Resilience and Recovery from Trauma: "But part of the way that works is you can sort of get through a difficult situation, but you eventually do have to sort of pay the cost later. Whatever it is, whether it's a physical trauma or a mental trauma or psychological trauma, right, where in the moment, you could be in a car accident and have a serious injury, but because your body's in shock, you can actually move and the adrenaline is going. You can actually do things you ordinarily couldn't do because your body is in fight or flight and you're trying to survive, and then you don't even feel the pain, right?"

— Rob Henderson [01:14:22 → 01:15:00]

Cultural Influence and Health Perception: "And so collectively, if we all sort of look around and see tv shows on Netflix or op ed columnists or radio show hosts, just sort of, in the aggregate, all of the sort of media around us, all of the people around us, people who our culture deems as relevant and important voices to listen to. And all of them are saying, like, hey, healthy at any size, instead of like, hey, it's a good idea to sort of monitor your weight and your health and take care of yourself. Gradually, people are going to sort of follow into one pattern or the other based on the messages that they're hearing over and over from, quote unquote, important people."

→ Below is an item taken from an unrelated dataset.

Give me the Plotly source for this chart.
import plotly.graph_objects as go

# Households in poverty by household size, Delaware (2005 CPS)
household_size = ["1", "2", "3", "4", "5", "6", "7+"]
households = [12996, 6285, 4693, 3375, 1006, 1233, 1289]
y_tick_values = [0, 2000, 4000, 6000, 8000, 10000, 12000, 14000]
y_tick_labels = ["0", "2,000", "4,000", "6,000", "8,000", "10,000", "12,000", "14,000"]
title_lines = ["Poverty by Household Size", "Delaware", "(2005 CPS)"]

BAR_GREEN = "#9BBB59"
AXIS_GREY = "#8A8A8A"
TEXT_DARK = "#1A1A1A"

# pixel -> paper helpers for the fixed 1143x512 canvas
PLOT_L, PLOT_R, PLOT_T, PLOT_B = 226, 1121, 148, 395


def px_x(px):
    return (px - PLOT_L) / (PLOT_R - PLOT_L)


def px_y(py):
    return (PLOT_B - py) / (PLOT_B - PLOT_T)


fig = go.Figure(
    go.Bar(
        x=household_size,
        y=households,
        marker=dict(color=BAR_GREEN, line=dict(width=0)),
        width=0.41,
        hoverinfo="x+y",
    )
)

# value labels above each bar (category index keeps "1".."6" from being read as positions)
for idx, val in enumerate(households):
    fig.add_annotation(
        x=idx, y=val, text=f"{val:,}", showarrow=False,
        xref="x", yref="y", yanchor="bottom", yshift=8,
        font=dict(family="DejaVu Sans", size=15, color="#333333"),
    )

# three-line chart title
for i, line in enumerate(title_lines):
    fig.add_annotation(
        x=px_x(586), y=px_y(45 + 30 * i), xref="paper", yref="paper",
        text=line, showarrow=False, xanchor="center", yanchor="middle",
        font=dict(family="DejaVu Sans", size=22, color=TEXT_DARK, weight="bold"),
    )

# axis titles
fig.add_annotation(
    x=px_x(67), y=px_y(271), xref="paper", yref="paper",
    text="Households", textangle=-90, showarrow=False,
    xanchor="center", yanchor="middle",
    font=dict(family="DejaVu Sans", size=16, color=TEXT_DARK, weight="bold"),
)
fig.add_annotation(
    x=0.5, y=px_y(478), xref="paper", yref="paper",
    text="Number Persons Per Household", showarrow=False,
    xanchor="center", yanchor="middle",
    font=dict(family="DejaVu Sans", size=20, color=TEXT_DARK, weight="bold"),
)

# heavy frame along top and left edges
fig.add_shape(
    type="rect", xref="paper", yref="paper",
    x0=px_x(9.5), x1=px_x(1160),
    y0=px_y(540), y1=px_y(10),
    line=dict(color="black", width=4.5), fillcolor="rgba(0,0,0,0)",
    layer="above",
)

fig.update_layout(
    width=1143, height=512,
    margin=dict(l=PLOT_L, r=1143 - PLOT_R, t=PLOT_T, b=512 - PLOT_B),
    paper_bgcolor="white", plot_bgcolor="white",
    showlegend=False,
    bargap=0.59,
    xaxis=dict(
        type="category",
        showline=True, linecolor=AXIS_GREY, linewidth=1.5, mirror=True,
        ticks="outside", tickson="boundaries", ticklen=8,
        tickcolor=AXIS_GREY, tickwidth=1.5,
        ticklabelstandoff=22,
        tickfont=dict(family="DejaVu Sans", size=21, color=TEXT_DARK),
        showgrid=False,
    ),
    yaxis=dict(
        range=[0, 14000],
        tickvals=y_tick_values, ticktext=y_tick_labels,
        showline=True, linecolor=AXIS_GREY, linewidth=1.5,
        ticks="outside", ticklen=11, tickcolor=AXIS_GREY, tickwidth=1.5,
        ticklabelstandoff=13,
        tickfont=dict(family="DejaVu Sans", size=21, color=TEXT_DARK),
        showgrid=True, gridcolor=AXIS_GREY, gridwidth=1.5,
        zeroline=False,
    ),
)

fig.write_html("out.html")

— Rob Henderson [01:32:46 → 01:33:22]

Cultural Influences on Dating Trends: "There was one example of this, a friend of mine, he told me that when he set his dating app, radius, to just around the campus, which is like a 1 mile radius or whatever, he said that most of the women at this point, I think he was either a grad student or undergrad. He was early twenty s, and he said most of the women around him would have in their bios, I think. I don't remember what app this was, but a lot of them would say, like, polly, or keeping it casual, or nothing serious, or just kind of having fun and seeing what's out there. Just this sort of relaxed, casual attitude to relationships, or just like the poly thing of just like non monogamous, whatever. And then he said when he extended the radius to the dating app to encompass the rest of the town in its outskirts, which was a more sort of blue collar, low income area, same age category of women, whatever it was, 18 or 19 to 24, something about half of the women were single moms."

— Rob Henderson [01:34:11 → 01:35:11]

Educational Disparity and Lifestyle Choices: "If you go to an expensive university, being poly or casual or whatever just means having fun and having a good time. But for women who are not in that situation, who are in a more sort of more low income, more impoverished, dysfunctional environment, often you just get. You have sex with some guy, and then you end up having to take care of the resulting kid, and the kid goes on to have a difficult life. So, yeah, it just looks very different. And it would be nice if we thought more about this, that maybe you yourself, as a highly educated, intelligent, high impulse control, careful person with access to resources and cultural capital and so on, you yourself may be able to have a lot of different sexual partners and try different substances and sort of partake in things that may be fun and technically, maybe isn't hurting anyone in the short term, but in the long run, if people who are less fortunate than you partake in the same behaviors, it will cause their life to spiral out of control."

— Rob Henderson [01:35:20 → 01:36:30]

Managing Emotions and Finding Role Models: "But when you're young, it just feels like everything is either super great or the end of the world. And to just sort of understand that, don't assign too much value to whatever emotion you're feeling in the moment and try to think more about the future."